#### INFORMATION SHOWN ####
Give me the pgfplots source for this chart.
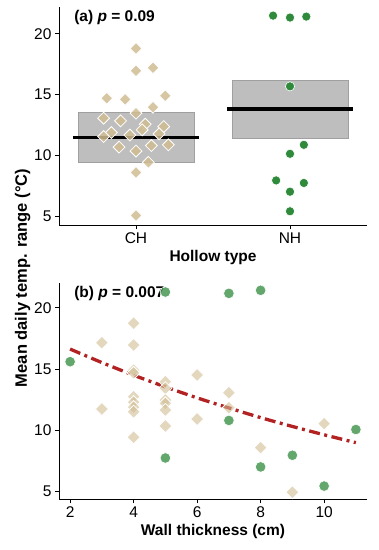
\documentclass[border=0pt]{standalone}
\usepackage{fontspec}
\setmainfont{Liberation Sans}
\usepackage{pgfplots}
\pgfplotsset{compat=1.18}
\definecolor{tanc}{RGB}{208,188,146}
\definecolor{grn}{RGB}{47,138,60}
\definecolor{boxg}{RGB}{190,190,190}
\definecolor{boxd}{RGB}{160,160,160}
\definecolor{trend}{RGB}{178,34,34}
\pgfplotsset{
  base/.style={
    scale only axis, width=308bp,
    axis x line*=bottom, axis y line*=left,
    axis line style={line width=1bp, black},
    tick align=outside, major tick length=4bp,
    tick style={black, line width=0.8bp},
    ticklabel style={font=\fontsize{15.5bp}{18bp}\selectfont},
    label style={font=\fontsize{15.5bp}{18bp}\selectfont\bfseries},
    /pgf/number format/assume math mode=true,
    ytick={5,10,15,20},
    clip=false,
  }
}
\begin{document}
\begin{tikzpicture}
\useasboundingbox (0,0) rectangle (379bp,-550bp);
% ---------- panel (a)
\begin{axis}[base, at={(59bp,-225bp)}, anchor=south west, height=218bp,
  xmin=0.5, xmax=2.5, ymin=4.26, ymax=22.2,
  xtick={1,2}, xticklabels={CH,NH}, xlabel={Hollow type}]
\addplot[fill=boxg, draw=boxd, line width=0.5bp] coordinates {(0.625,9.41) (1.375,9.41) (1.375,13.5) (0.625,13.5)} -- cycle;
\addplot[fill=boxg, draw=boxd, line width=0.5bp] coordinates {(1.625,11.41) (2.375,11.41) (2.375,16.19) (1.625,16.19)} -- cycle;
\addplot[black, line width=3.2bp] coordinates {(0.59,11.49) (1.41,11.49)};
\addplot[black, line width=3.2bp] coordinates {(1.59,13.81) (2.41,13.81)};
\addplot[only marks, mark=square*, mark size=4.2bp,
  mark options={rotate=45, fill=tanc, fill opacity=0.85, draw=white, line width=0.8bp}]
  coordinates {(1,18.79) (1,16.95) (1.11,17.2) (0.81,14.69) (0.93,14.6) (1.19,14.9)
  (1.11,13.95) (1,13.46) (0.79,13.05) (0.9,12.83) (1.06,12.56) (1.18,12.36)
  (1.04,12.09) (0.84,11.87) (0.79,11.54) (0.96,11.66) (1.15,11.76) (0.89,10.67)
  (1,10.34) (1.1,10.8) (1.21,10.86) (1.08,9.41) (1,8.59) (1,5.04)};
\addplot[only marks, mark=*, mark size=4.6bp,
  mark options={fill=grn, draw=white, line width=0.6bp}]
  coordinates {(1.89,21.49) (2,21.33) (2.106,21.41) (2,15.67) (2.09,10.86)
  (2,10.12) (1.91,7.93) (2.09,7.72) (2,7.0) (2,5.39)};
\node[anchor=west, font=\fontsize{15.5bp}{18bp}\selectfont\bfseries, inner sep=0pt]
  at (rel axis cs:0.049,0.954) {(a) \textit{p} = 0.09};
\end{axis}
% ---------- panel (b)
\begin{axis}[base, at={(59bp,-499.3bp)}, anchor=south west, height=216.6bp,
  xmin=1.65, xmax=11.35, ymin=4.38, ymax=22.04,
  xtick={2,4,6,8,10}, xlabel={Wall thickness (cm)}]
\addplot[only marks, mark=square*, mark size=4.6bp,
  mark options={rotate=45, fill=tanc, fill opacity=0.6, draw=white, line width=0.8bp}]
  coordinates {(3,17.15) (3,11.74) (4,18.73) (4,16.96) (4,14.9) (4,14.69) (4,12.75)
  (4,12.3) (4,11.9) (4,11.52) (4,9.44) (5,13.97) (5,13.43) (5,12.48) (5,12.2)
  (5,11.66) (5,10.36) (6,14.51) (6,10.93) (7,13.07) (7,11.85) (8,8.59) (9,4.96) (10,10.55)};
\addplot[trend, line width=3.3bp, dash pattern=on 11bp off 4.5bp on 3bp off 4.5bp, smooth]
  coordinates {(2,16.63) (3,15.53) (4,14.50) (5,13.55) (6,12.65) (7,11.83)
  (8,11.04) (9,10.32) (10,9.64) (11,9.00)};
\node[anchor=west, font=\fontsize{15.5bp}{18bp}\selectfont\bfseries, inner sep=0pt]
  at (rel axis cs:0.049,0.948) {(b) \textit{p} = 0.007};
\addplot[only marks, mark=*, mark size=5.3bp,
  mark options={fill=grn, fill opacity=0.75, draw=white, line width=0.6bp}]
  coordinates {(2,15.6) (5,21.28) (7,21.17) (8,21.42) (7,10.81) (11,10.07)
  (5,7.75) (9,7.97) (8,7.02) (10,5.46)};
\end{axis}
\node[rotate=90, font=\fontsize{16.5bp}{18bp}\selectfont\bfseries]
  at (22.7bp,-278bp) {Mean daily temp. range (°C)};
\end{tikzpicture}
\end{document}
####
> [EXERCISE TASK]: Quote the data above in full, leaving out the pictures it holds.

> [REPLY]:
Give me the pgfplots source for this chart.
\documentclass[border=0pt]{standalone}
\usepackage{fontspec}
\setmainfont{Liberation Sans}
\usepackage{pgfplots}
\pgfplotsset{compat=1.18}
\definecolor{tanc}{RGB}{208,188,146}
\definecolor{grn}{RGB}{47,138,60}
\definecolor{boxg}{RGB}{190,190,190}
\definecolor{boxd}{RGB}{160,160,160}
\definecolor{trend}{RGB}{178,34,34}
\pgfplotsset{
  base/.style={
    scale only axis, width=308bp,
    axis x line*=bottom, axis y line*=left,
    axis line style={line width=1bp, black},
    tick align=outside, major tick length=4bp,
    tick style={black, line width=0.8bp},
    ticklabel style={font=\fontsize{15.5bp}{18bp}\selectfont},
    label style={font=\fontsize{15.5bp}{18bp}\selectfont\bfseries},
    /pgf/number format/assume math mode=true,
    ytick={5,10,15,20},
    clip=false,
  }
}
\begin{document}
\begin{tikzpicture}
\useasboundingbox (0,0) rectangle (379bp,-550bp);
% ---------- panel (a)
\begin{axis}[base, at={(59bp,-225bp)}, anchor=south west, height=218bp,
  xmin=0.5, xmax=2.5, ymin=4.26, ymax=22.2,
  xtick={1,2}, xticklabels={CH,NH}, xlabel={Hollow type}]
\addplot[fill=boxg, draw=boxd, line width=0.5bp] coordinates {(0.625,9.41) (1.375,9.41) (1.375,13.5) (0.625,13.5)} -- cycle;
\addplot[fill=boxg, draw=boxd, line width=0.5bp] coordinates {(1.625,11.41) (2.375,11.41) (2.375,16.19) (1.625,16.19)} -- cycle;
\addplot[black, line width=3.2bp] coordinates {(0.59,11.49) (1.41,11.49)};
\addplot[black, line width=3.2bp] coordinates {(1.59,13.81) (2.41,13.81)};
\addplot[only marks, mark=square*, mark size=4.2bp,
  mark options={rotate=45, fill=tanc, fill opacity=0.85, draw=white, line width=0.8bp}]
  coordinates {(1,18.79) (1,16.95) (1.11,17.2) (0.81,14.69) (0.93,14.6) (1.19,14.9)
  (1.11,13.95) (1,13.46) (0.79,13.05) (0.9,12.83) (1.06,12.56) (1.18,12.36)
  (1.04,12.09) (0.84,11.87) (0.79,11.54) (0.96,11.66) (1.15,11.76) (0.89,10.67)
  (1,10.34) (1.1,10.8) (1.21,10.86) (1.08,9.41) (1,8.59) (1,5.04)};
\addplot[only marks, mark=*, mark size=4.6bp,
  mark options={fill=grn, draw=white, line width=0.6bp}]
  coordinates {(1.89,21.49) (2,21.33) (2.106,21.41) (2,15.67) (2.09,10.86)
  (2,10.12) (1.91,7.93) (2.09,7.72) (2,7.0) (2,5.39)};
\node[anchor=west, font=\fontsize{15.5bp}{18bp}\selectfont\bfseries, inner sep=0pt]
  at (rel axis cs:0.049,0.954) {(a) \textit{p} = 0.09};
\end{axis}
% ---------- panel (b)
\begin{axis}[base, at={(59bp,-499.3bp)}, anchor=south west, height=216.6bp,
  xmin=1.65, xmax=11.35, ymin=4.38, ymax=22.04,
  xtick={2,4,6,8,10}, xlabel={Wall thickness (cm)}]
\addplot[only marks, mark=square*, mark size=4.6bp,
  mark options={rotate=45, fill=tanc, fill opacity=0.6, draw=white, line width=0.8bp}]
  coordinates {(3,17.15) (3,11.74) (4,18.73) (4,16.96) (4,14.9) (4,14.69) (4,12.75)
  (4,12.3) (4,11.9) (4,11.52) (4,9.44) (5,13.97) (5,13.43) (5,12.48) (5,12.2)
  (5,11.66) (5,10.36) (6,14.51) (6,10.93) (7,13.07) (7,11.85) (8,8.59) (9,4.96) (10,10.55)};
\addplot[trend, line width=3.3bp, dash pattern=on 11bp off 4.5bp on 3bp off 4.5bp, smooth]
  coordinates {(2,16.63) (3,15.53) (4,14.50) (5,13.55) (6,12.65) (7,11.83)
  (8,11.04) (9,10.32) (10,9.64) (11,9.00)};
\node[anchor=west, font=\fontsize{15.5bp}{18bp}\selectfont\bfseries, inner sep=0pt]
  at (rel axis cs:0.049,0.948) {(b) \textit{p} = 0.007};
\addplot[only marks, mark=*, mark size=5.3bp,
  mark options={fill=grn, fill opacity=0.75, draw=white, line width=0.6bp}]
  coordinates {(2,15.6) (5,21.28) (7,21.17) (8,21.42) (7,10.81) (11,10.07)
  (5,7.75) (9,7.97) (8,7.02) (10,5.46)};
\end{axis}
\node[rotate=90, font=\fontsize{16.5bp}{18bp}\selectfont\bfseries]
  at (22.7bp,-278bp) {Mean daily temp. range (°C)};
\end{tikzpicture}
\end{document}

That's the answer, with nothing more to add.